As Chevron Chairman and CEO Mike Wirth surveys the renewable energy landscape, he sees the most potential in biofuels.

At a recent WSJ CEO Council event, Wirth put a particular emphasis on biofuels—the most established form of renewable energy—among the mix of low-carbon energy sources. According to Biofuels International, Chevron operates nine biorefineries around the world.

Biofuels are made from fats and oils, such as canola oil, soybean oil and used cooking oil.

At Chevron’s renewable diesel plant in Geismar, Louisiana, a recent expansion boosted annual production by 278 percent — from 90 million gallons to 340 million gallons. To drive innovation in the low-carbon-fuels sector, Chevron opened a technology center this summer at its renewable energy campus in Ames, Iowa.

Across the board, Chevron has earmarked $8 billion to advance its low-carbon business by 2028.

In addition to biofuels, Chevron’s low-carbon strategy includes hydrogen, although Wirth said hydrogen “is proving to be very difficult” because “you’re fighting the laws of thermodynamics.”

Nonetheless, Chevron is heavily invested in the hydrogen market:

As for geothermal energy, Wirth said it shows “some real promise.” Chevron’s plans for this segment of the renewable energy industry include a 20-megawatt geothermal pilot project in Northern California, according to the California Community Choice Association.
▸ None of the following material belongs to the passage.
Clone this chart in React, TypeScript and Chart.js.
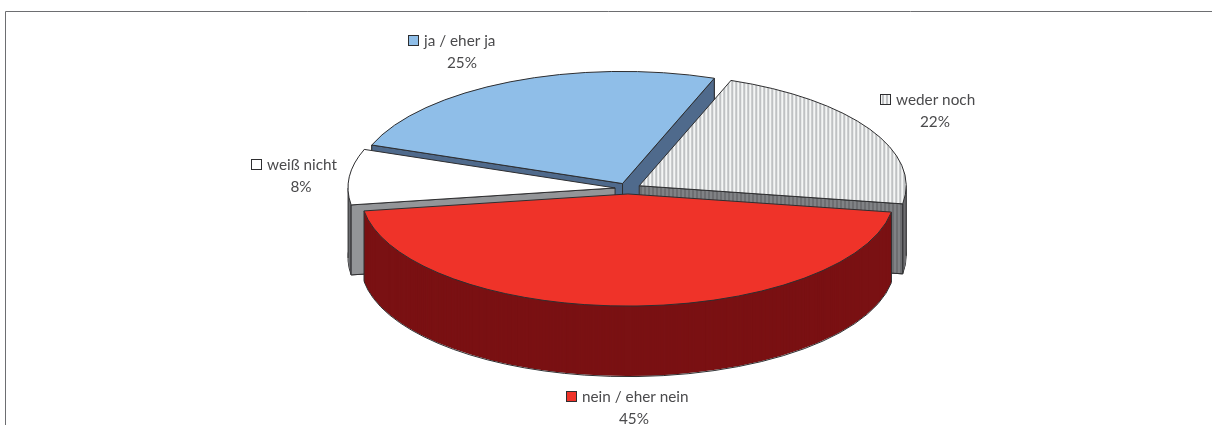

The project is part of an initiative that aims to eventually produce 600 megawatts of geothermal energy.

What about solar and wind power?

“We start with things where we have some reason to believe we can create shareholder value, where we’ve got skills and competency, so we didn’t go into wind or solar because we’re not a turbine manufacturer installing wind and solar,” he said in remarks reported by The Wall Street Journal.

In a September interview with The New York Times, Wirth touched on Chevron’s green energy capabilities.

“We are investing in new technologies, like hydrogen, carbon capture and storage, lithium and renewable fuels,” Wirth said. “They are growing fast but off a very small base. We need to do things that meet demand as it exists and then evolve as demand evolves.”